From the press release:
Team Gallery is pleased to announce a solo presentation of work by Marilyn Minter. The exhibition, entitled Paintings from the 80s, will run from the 31st of March through the 30th of April 2011. Team Gallery is located at 83 Grand Street, cross streets Wooster and Greene, on the ground floor.

This is a perfect opportunity for an audience to see the genesis of the Marilyn Minter paintings that took the world by storm in the 2006 Whitney Biennial. Minter, an overnight sensation (after thirty plus years of showing in New York), has been a mainstay of the downtown scene and this triumphant return to her roots is appropriately taking place in SoHo. This exhibition will present paintings from two bodies of work: the 1986-87 series Big Girls/Little Girls, built from imagery with an almost journalistic remove, alongside works from her 1989 Porn Grids, which capture women and men engaged in what the porn industry refers to as “money shots.” All of these paintings fed off the discourses most dear to the New York art world of the eighties: appropriation, feminism, commodification, and the body.

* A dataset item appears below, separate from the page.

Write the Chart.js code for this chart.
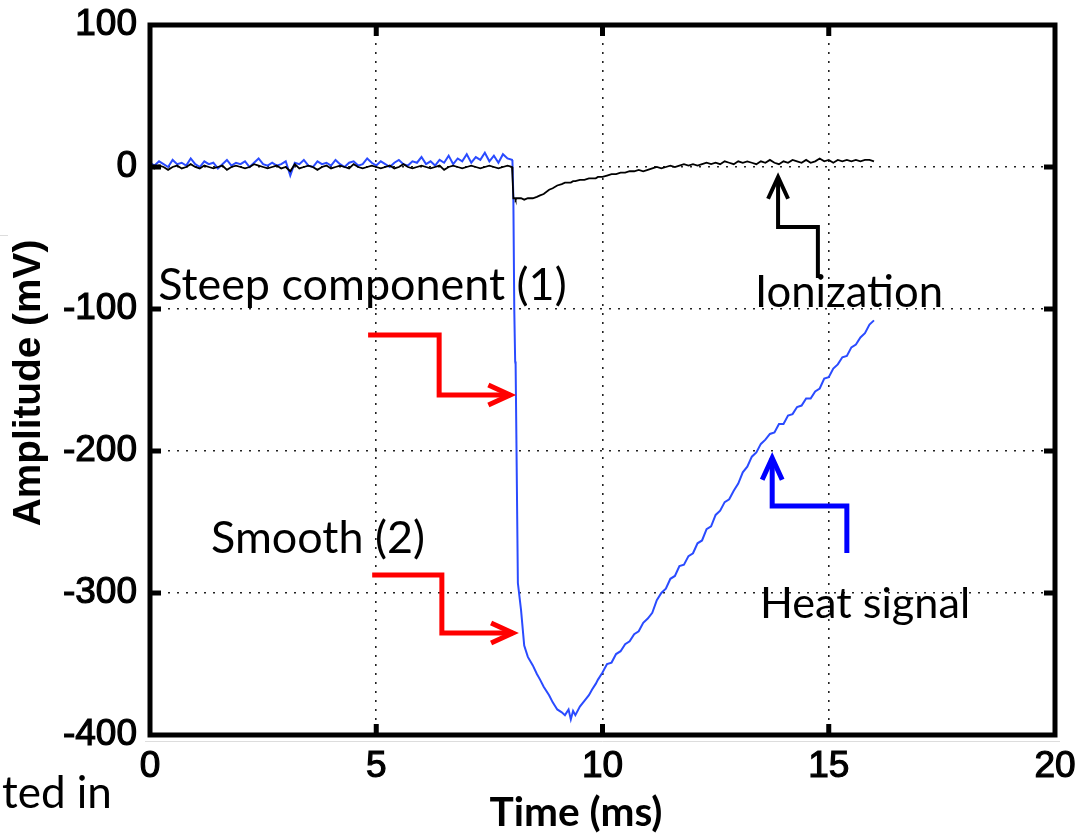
<!DOCTYPE html>
<html>
<head>
<meta charset="utf-8">
<script src="https://cdn.jsdelivr.net/npm/chart.js@4.4.1/dist/chart.umd.min.js"></script>
<style>
html,body{margin:0;padding:0;background:#fff;}
#c{display:block;}
</style>
</head>
<body>
<canvas id="c" width="1079" height="837" style="width:1079px;height:837px"></canvas>
<script>
// ---- Data (time in ms, amplitude in mV) ----
const timeA = [
  0,0.1,0.2,0.3,0.4,0.5,0.6,0.7,0.8,0.9,
  1,1.1,1.2,1.3,1.4,1.5,1.6,1.7,1.8,1.9,
  2,2.1,2.2,2.3,2.4,2.5,2.6,2.7,2.8,2.9,
  3,3.1,3.2,3.3,3.4,3.5,3.6,3.7,3.8,3.9,
  4,4.1,4.2,4.3,4.4,4.5,4.6,4.7,4.8,4.9,
  5,5.1,5.2,5.3,5.4,5.5,5.6,5.7,5.8,5.9,
  6,6.1,6.2,6.3,6.4,6.5,6.6,6.7,6.8,6.9,
  7,7.1,7.2,7.3,7.4,7.5,7.6,7.7,7.8,7.9,
  8
];
const heatA = [
  3,1,4,2,0,5,2,3,1,6,
  2,0,4,2,3,-1,2,5,1,3,
  2,4,0,3,6,2,1,3,1,2,
  4,-6,3,2,5,1,0,4,2,3,
  1,5,2,0,3,4,1,2,6,3,
  1,4,2,0,3,5,2,1,4,3,
  7,2,4,1,5,3,8,2,6,4,
  9,3,7,5,10,4,8,3,9,6,
  5
];
const ionA = [
  0,-1,1,0,-2,0,1,-1,0,2,
  0,-1,1,0,-1,0,1,-2,0,1,
  0,-1,0,2,1,0,-1,0,1,-1,
  0,-3,2,-1,0,1,0,-2,0,1,
  -1,0,1,0,-1,2,0,-1,0,1,
  0,-1,0,1,-1,0,2,0,-1,0,
  1,0,-1,0,1,-2,0,1,0,-1,
  0,1,0,-1,0,1,0,-1,0,1,
  0
];
const timeB = [
  8.01,8.03,8.05,8.07,8.08,8.1,8.13,8.2,8.27,8.35,
  8.46,8.55,8.62,8.7,8.82,8.9,9.0,9.1,9.17,9.25,
  9.3,9.35,9.4,9.5,9.6,9.7,9.77,9.85,9.9,10.0
];
const heatB = [
  4,-22,-100,-137,-139,-200,-293,-312,-337,-345,
  -351,-357,-361,-366,-372,-377,-382,-384,-386,-382,
  -389,-383,-386,-380,-376,-372,-368,-364,-361,-356
];
const ionB = [
  -6,-22,-22,-22,-23,-22,-22,-22,-23,-22,
  -22,-21,-20,-19,-16,-15,-13,-12,-11,-11,
  -11,-10,-10,-9,-9,-8,-8,-8,-7,-7
];
const timeC = [
  10.1,10.2,10.3,10.4,10.5,10.6,10.7,10.8,10.9,11.0,
  11.1,11.2,11.3,11.4,11.5,11.6,11.7,11.8,11.9,12.0,
  12.1,12.2,12.3,12.4,12.5,12.6,12.7,12.8,12.9,13.0,
  13.1,13.2,13.3,13.4,13.5,13.6,13.7,13.8,13.9,14.0,
  14.1,14.2,14.3,14.4,14.5,14.6,14.7,14.8,14.9,15.0,
  15.1,15.2,15.3,15.4,15.5,15.6,15.7,15.8,15.9,16.0
];
const heatC = [
  -350,-349,-343,-341,-336,-334,-329,-327,-321,-318,
  -314,-305,-300,-297,-290,-288,-281,-280,-274,-272,
  -265,-263,-255,-253,-245,-242,-236,-234,-228,-223,
  -215,-211,-204,-201,-195,-192,-188,-187,-181,-181,
  -175,-174,-169,-168,-163,-163,-158,-156,-149,-148,
  -142,-139,-134,-133,-127,-125,-120,-117,-111,-108
];
const ionC = [
  -6,-5,-5,-4,-4,-3,-3,-2,-3,-2,
  -1,0,-1,0,1,0,1,2,1,2,
  1,2,3,2,3,2,4,3,2,4,
  3,4,3,2,4,3,5,3,2,4,
  3,5,4,3,5,3,4,6,4,5,
  3,5,4,5,4,5,4,5,5,4
];
const xTicks = [0, 5, 10, 15, 20];
const yTicks = [100, 0, -100, -200, -300, -400];

// annotation texts and arrow paths (data coordinates)
const notes = [
  {text: 'Steep component (1)', x: 0.18, y: -93.7, w: 409},
  {text: 'Ionization', x: 13.37, y: -98.6, w: 188},
  {text: 'Smooth (2)', x: 1.35, y: -271.8, w: 214},
  {text: 'Heat signal', x: 13.48, y: -317.6, w: 210}
];
const arrowSteep = [[4.82,-118.3],[6.39,-118.3],[6.39,-160.6],[7.96,-160.6]];
const arrowSmooth = [[4.91,-287.3],[6.45,-287.3],[6.45,-328.2],[8.02,-328.2]];
const arrowIon = [[14.76,-78.2],[14.76,-42.3],[13.88,-42.3],[13.88,-7.0]];
const arrowHeat = [[15.40,-271.8],[15.40,-238.7],[13.75,-238.7],[13.75,-204.9]];

function pts(ts, vs){ return ts.map((t,i)=>({x:t, y:vs[i]})); }
const heatPts = pts(timeA, heatA).concat(pts(timeB, heatB), pts(timeC, heatC));
const ionPts = pts(timeA, ionA).concat(pts(timeB, ionB), pts(timeC, ionC));

function fitSize(ctx, text, weight, family, targetW){
  ctx.font = weight + ' 100px ' + family;
  return 100 * targetW / ctx.measureText(text).width;
}

const overlay = {
  id: 'overlay',
  afterDraw(chart){
    const ctx = chart.ctx;
    const sx = chart.scales.x, sy = chart.scales.y;
    const px = v => sx.getPixelForValue(v), py = v => sy.getPixelForValue(v);
    const L = sx.left, R = sx.right, T = sy.top, B = sy.bottom;
    ctx.save();
    // thick box
    ctx.strokeStyle = '#000'; ctx.lineWidth = 5; ctx.lineJoin = 'miter';
    ctx.strokeRect(L, T, R - L, B - T);
    // inner ticks
    ctx.lineWidth = 5;
    ctx.beginPath();
    xTicks.slice(1, -1).forEach(v => {
      const x = px(v);
      ctx.moveTo(x, B); ctx.lineTo(x, B - 11);
      ctx.moveTo(x, T); ctx.lineTo(x, T + 11);
    });
    yTicks.slice(1, -1).forEach(v => {
      const y = py(v);
      ctx.moveTo(L, y); ctx.lineTo(L + 11, y);
      ctx.moveTo(R, y); ctx.lineTo(R - 11, y);
    });
    ctx.stroke();

    // arrows
    function arrow(path, color, lw){
      ctx.strokeStyle = color; ctx.lineWidth = lw; ctx.lineCap = 'butt'; ctx.lineJoin = 'miter';
      const P = path.map(p => [px(p[0]), py(p[1])]);
      ctx.beginPath();
      ctx.moveTo(P[0][0], P[0][1]);
      for (let i = 1; i < P.length; i++) ctx.lineTo(P[i][0], P[i][1]);
      ctx.stroke();
      const a = P[P.length-1], b = P[P.length-2];
      const ang = Math.atan2(a[1]-b[1], a[0]-b[0]);
      const len = 24, spread = 0.43;
      ctx.beginPath();
      ctx.moveTo(a[0] - len*Math.cos(ang - spread), a[1] - len*Math.sin(ang - spread));
      ctx.lineTo(a[0], a[1]);
      ctx.lineTo(a[0] - len*Math.cos(ang + spread), a[1] - len*Math.sin(ang + spread));
      ctx.stroke();
    }
    arrow(arrowSteep, '#ff0000', 5);
    arrow(arrowSmooth, '#ff0000', 5);
    arrow(arrowIon, '#000000', 4);
    arrow(arrowHeat, '#0000ff', 5);

    // annotation texts
    ctx.fillStyle = '#000';
    ctx.textAlign = 'left'; ctx.textBaseline = 'alphabetic';
    const fam = 'Lato, "Open Sans", sans-serif';
    notes.forEach(n => {
      const s = fitSize(ctx, n.text, 'normal', fam, n.w);
      ctx.font = 'normal ' + s.toFixed(1) + 'px ' + fam;
      ctx.fillText(n.text, px(n.x), py(n.y));
    });

    // axis titles
    const yt = 'Amplitude (mV)';
    let s = fitSize(ctx, yt, 'bold', '"Liberation Sans", Arial, sans-serif', 287);
    ctx.save();
    ctx.translate(29, (T + B) / 2 + 3);
    ctx.rotate(-Math.PI / 2);
    ctx.font = 'bold ' + s.toFixed(1) + 'px "Liberation Sans", Arial, sans-serif';
    ctx.textAlign = 'center'; ctx.textBaseline = 'middle';
    ctx.fillText(yt, 0, 0);
    ctx.restore();

    const xt = 'Time (ms)';
    s = fitSize(ctx, xt, 'bold', fam, 173);
    ctx.font = 'bold ' + s.toFixed(1) + 'px ' + fam;
    ctx.textAlign = 'center'; ctx.textBaseline = 'alphabetic';
    ctx.fillText(xt, 576, 826);

    // cropped slide text at bottom-left
    s = fitSize(ctx, 'ted in', 'normal', fam, 110);
    ctx.font = 'normal ' + s.toFixed(1) + 'px ' + fam;
    ctx.textAlign = 'left';
    ctx.fillText('ted in', 2, 808);

    // faint image edges
    ctx.strokeStyle = '#dddddd'; ctx.lineWidth = 1;
    ctx.beginPath();
    ctx.moveTo(145, 741.5); ctx.lineTo(1060, 741.5);
    ctx.moveTo(0, 235.5); ctx.lineTo(8, 235.5);
    ctx.stroke();
    ctx.restore();
  }
};

const tickFont = {family: '"Liberation Sans", Arial, sans-serif', size: 37};

new Chart(document.getElementById('c'), {
  type: 'scatter',
  data: {
    datasets: [
      {label: 'Ionization', data: ionPts, showLine: true, borderColor: '#000000', borderWidth: 1.8,
       pointRadius: 0, tension: 0, order: 0},
      {label: 'Heat signal', data: heatPts, showLine: true, borderColor: '#2a4bff', borderWidth: 2,
       pointRadius: 0, tension: 0, order: 1}
    ]
  },
  options: {
    responsive: false,
    animation: false,
    devicePixelRatio: 1,
    layout: {padding: {top: 25, right: 24, left: 0, bottom: 0}},
    plugins: {legend: {display: false}, tooltip: {enabled: false}},
    scales: {
      x: {
        type: 'linear', min: 0, max: 20,
        afterFit(sc){ sc.height = 102; sc.paddingLeft = 0; sc.paddingRight = 0; },
        afterBuildTicks(sc){ sc.ticks = xTicks.map(v => ({value: v})); },
        ticks: {font: tickFont, color: '#000', padding: 10, maxRotation: 0, autoSkip: false,
                textStrokeColor: '#000', textStrokeWidth: 1.2,
                callback: v => String(v)},
        grid: {color: '#222', lineWidth: 1.6, drawTicks: false},
        border: {display: false, dash: [2, 7]}
      },
      y: {
        type: 'linear', min: -400, max: 100,
        afterFit(sc){ sc.width = 150; sc.paddingTop = 0; sc.paddingBottom = 0; },
        afterBuildTicks(sc){ sc.ticks = yTicks.map(v => ({value: v})); },
        ticks: {font: tickFont, color: '#000', padding: 13, autoSkip: false,
                textStrokeColor: '#000', textStrokeWidth: 1.2,
                callback: v => String(v)},
        grid: {color: '#222', lineWidth: 1.6, drawTicks: false},
        border: {display: false, dash: [2, 7]}
      }
    }
  },
  plugins: [overlay]
});
</script>
</body>
</html>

These early paintings offer surprising insight into the current trajectory of her work, where glamour is suffused with a sinister optimism. Minter reveals the failure of the fashion image in light of blemished reality, with too-close-for-comfort details of dirt, hair, sweat, and pimples. The origins of this practice are on view here, in close-up appropriations of pornography, purposefully stylized within a male-dominated pop idiom. Additionally, the beginnings of her exploration into the worlds of glamour, fashion, and celebrity are seen in Big Girls, paintings which present the buxom Jayne Mansfield and Sophia Loren at a lavish dinner at Romanoff’s in Beverly Hills. These grandiose starlets are paired with the slyly perverse Little Girls, touching memento mori of the loss of innocence. In these pictures, two young girls are reflected and distorted in fun-house mirrors, their bodies contorted, caught in the indefinite passage from adolescence into sexual awareness.